In Knots, Øyehaug uses such experiments in representing consciousness to present short fiction of a decidedly different flavor than we are used to from the Land Up North: playful, post-modern, and experimental; or to borrow the adjectives of the front flap, “sensual,” “weird,” and “droll,”—though I think the author was (intentionally) going for raunchy as opposed to sensual, for while the people who write these summaries may find the latter word more elegant and less trite, the stories in Knots feature characters who are tied up—if I may indulge in the obligatory pun that title was begging for—in awkward, somewhat tawdry situations, though (curiously enough) these situations mostly seem to work themselves out in a not altogether disheartening manner.
Take the final, longest, and (I wager) most successful story in the book, “Two by Two.” Øyehaug fairly immediately grabs the reader’s attention by putting us into a tense moment in a marriage; if you’ve lived along enough to see such matrimonial convulsions, you will recognize that interminal crisis moment (not during the blowup, but before or after it), that brooding time, that long night of the soul, when the pain is so great that one or both partners just can’t take it anymore, the status quo is untenable, and a decision is at hand, to stick to the unsatisfactory, intolerable present, or to jump off into the blank, unfathomable unknown. A moment so wrenching Øyehaug times it to the minute:
At ten minutes to one, one night in November, Edel loses it. She has been standing by the window with her arms crossed since ten past twelve, alternately looking down the drive and then at the watch on her wrist.
Throughout this punctuated moment (punctuated being perhaps an understatement here), Øyehaug continues to emphasize the passage of minutes:
Every minute that passed after ten past twelve pulled this look of love from her, like a net being dragged from the water, and by the thirteenth minute past twelve, when she called his mobile and heard it ringing in the breadbox by the kitchen, her face was no longer remotely magnanimous.
This passage of minutes becomes magnified in importance when, as is the case with Edel, the combination of the overall situation along with a specific triggering event prime her to become enraged.
That overall situation, so brilliantly sketched in the opening paragraph, is that Edel has been waiting for her husband to come home, preparing for his return. She goes out to clear the snow in the driveway. He doesn’t come. She sits down to read a book. He doesn’t come. She is able to hold it together up until one hour before the punctuated moment that starts the story, when she “felt no rage” and felt “good, strong, and open,” and “touched by the good, light magnanimity she had felt blossom in her heart just over an hour ago.”

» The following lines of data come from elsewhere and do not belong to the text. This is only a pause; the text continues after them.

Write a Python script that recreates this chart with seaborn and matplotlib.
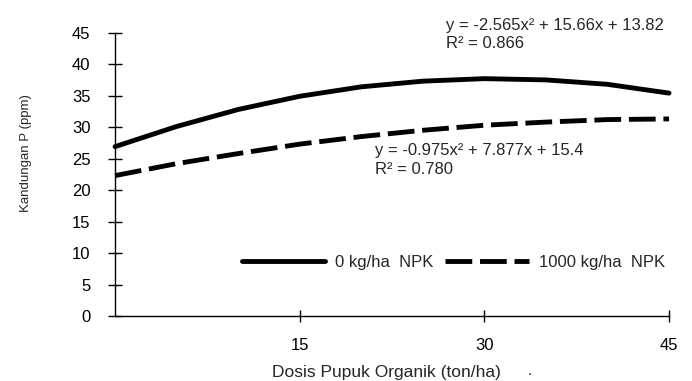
import pandas as pd
import matplotlib.pyplot as plt
import seaborn as sns

# Values (P content, ppm)
dosis = [0, 5, 10, 15, 20, 25, 30, 35, 40, 45]
p_0npk = [26.9, 30.1, 32.8, 34.9, 36.4, 37.3, 37.7, 37.5, 36.8, 35.4]
p_1000npk = [22.3, 24.2, 25.8, 27.3, 28.5, 29.5, 30.3, 30.8, 31.2, 31.3]

labels = ['0 kg/ha  NPK', '1000 kg/ha  NPK']
eq_0 = ['y = -2.565x² + 15.66x + 13.82', 'R² = 0.866']
eq_1000 = ['y = -0.975x² + 7.877x + 15.4', 'R² = 0.780']

df = pd.DataFrame({'dosis': dosis, 'p0': p_0npk, 'p1000': p_1000npk})

sns.set_style('ticks')
plt.rcParams['font.family'] = ['Liberation Sans', 'DejaVu Sans']

fig = plt.figure(figsize=(6.92, 3.81), dpi=100)
ax = fig.add_axes([0.1662, 0.1706, 0.8006, 0.7436])

sns.lineplot(data=df, x='dosis', y='p0', ax=ax, color='black', linewidth=3.5,
             label=labels[0], clip_on=False)
sns.lineplot(data=df, x='dosis', y='p1000', ax=ax, color='black', linewidth=3.5,
             linestyle=(0, (5.5, 1.6)), label=labels[1], clip_on=False)

ax.set_xlim(0, 45)
ax.set_ylim(0, 45)
ax.set_xticks([15, 30, 45])
ax.set_yticks(range(0, 46, 5))

for side in ['top', 'right']:
    ax.spines[side].set_visible(False)
for side in ['left', 'bottom']:
    ax.spines[side].set_color('black')
    ax.spines[side].set_linewidth(1)

ax.tick_params(axis='y', left=True, direction='inout', length=10.5, width=1,
               pad=12.5, labelsize=12, colors='black')
ax.tick_params(axis='x', bottom=True, direction='inout', length=8, width=1,
               pad=12, labelsize=12, colors='black')

ax.set_xlabel('Dosis Pupuk Organik (ton/ha)', fontsize=12.5)
ax.xaxis.set_label_coords(0.49, -0.173)
ax.set_ylabel('Kandungan P (ppm)', fontsize=9.5)
ax.yaxis.set_label_coords(-0.15, 0.575)
ax.text(0.749, -0.195, '.', transform=ax.transAxes, fontsize=11,
        ha='center', va='center')

# trendline equations
ax.text(26.9, 46.2, eq_0[0], fontsize=12, va='center', ha='left', clip_on=False)
ax.text(26.9, 43.3, eq_0[1], fontsize=12, va='center', ha='left', clip_on=False)
ax.text(21.1, 26.3, eq_1000[0], fontsize=12, va='center', ha='left')
ax.text(21.1, 23.2, eq_1000[1], fontsize=12, va='center', ha='left')

ax.legend(loc='center left', bbox_to_anchor=(0.229, 0.19), ncol=2,
          frameon=False, borderpad=0, borderaxespad=0, handlelength=5,
          handletextpad=0.6, columnspacing=0.7, fontsize=12)

fig.savefig('out.png', dpi=100)
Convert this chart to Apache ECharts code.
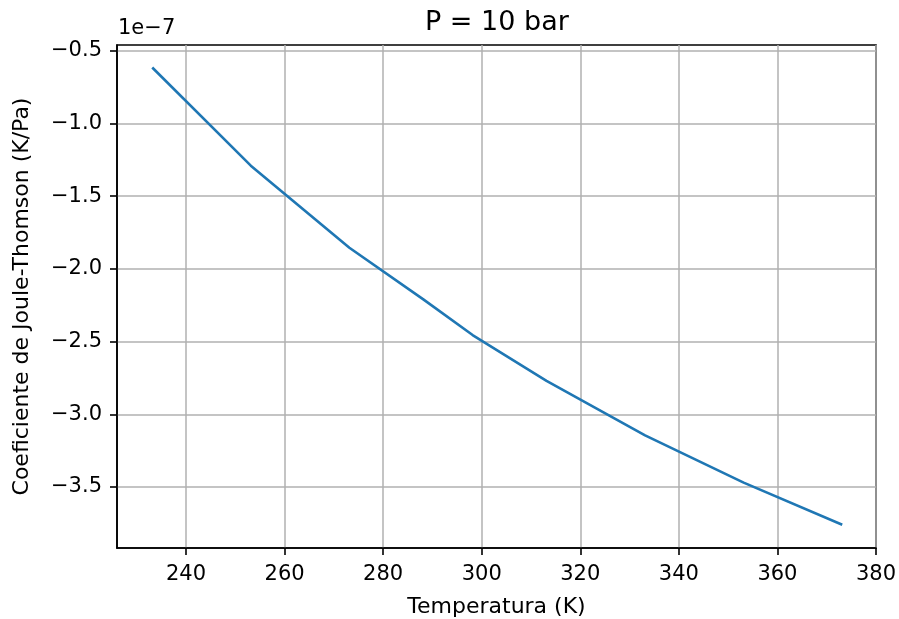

But then the triggering event: impatient of her husband’s return, Edel lays down to read The Birthday Letters, a poetry book by Ted Hughes. Edel knows all about the marriage of the poets Ted Hughes and Sylvia Plath, how Hughes was abusive to Plath, how Plath killed herself by putting her head inside a stove and turning it on, and how Hughes went on to write books and receive prizes even as people quietly held him responsible for his wife’s death. Later on he wrote a collection of poetry, The Birthday Letters, in honor of Plath, and Edel feels initially charmed by this exculpatory performance; but then Øyehaug brilliantly shows the curdling of Edel’s thoughts as she reads.
When she got to the last poem, she discovered that the red poppies on the cover referred to this poem about the red poppies that Sylvia loved and seen as a symbol of life; and this evening, as she, Edel, lay on the bed reading this last poem, she felt she was the one who saw all this for her [ed. note: living vicariously through Sylvia], in a stream of warmth and the dark timbre of the voice that saw and said, that twisted and twisted down and down until finally she could barely breathe, suffocated by pressing joy and sadness:
—and here, mid paragraph (mid-sentence?), Øyehaug uses capitalization to signal indirect thought, and (I think it’s fair to say this) mock Edel’s vicarious living through literature with no less viciousness than Flaubert did when he did the same to Emma Bovary—
This Is Life, You Are Loved and You are Betrayed in That, That Is Life, I Must Accept It, I Accept It: Life Is Good, Painful, and Awful! She thought to herself: This is Acceptance!
—the capitalized text being a meta-signal for stupid things imparted to stupid people from their stupid books, the two italicized words being like pangs of raw pathos streaking into this pablum, and then this exaggeratedly beatific note, like something out of Monty Python’s Life of Brian:
The notion of “acceptance” radiating inside her like the sun staring through the clouds, forcing them open and covering the fjord like an iridescent bridal veil. This is God, thought Edel, and she felt like she was about to explode; she clutched the book to her breast and closed her eyes and felt completely open. [Ed. note: and the kicker] She also felt overwhelmed by something else and had to scribble down some words on a piece of paper: “the power of literature.”
The hilarious combination of empathy and malice shown here by the author towards Edel (who flies into a rage when she thinks how her husband is banging one of his girlfriends in town and “hurls The Birthday Letters at the wall as hard as she can”) is sufficient to show that Øyehaug is an author who experiments with a variety of genres and stylistic modes to achieve complex effects in her stories. Sometimes, as in “Two by Two” and the first story in the collection, “Nice and Mild,” these experiments are fully developed into affecting, impactful stories; at other times (especially in some of the shorter stories in the collection) they come off as abortive efforts, not really conveying all that much. (One expects condensed, rather than weakened effects from microfiction; I would think that’s part of its excuse and raison d’être for being micro.)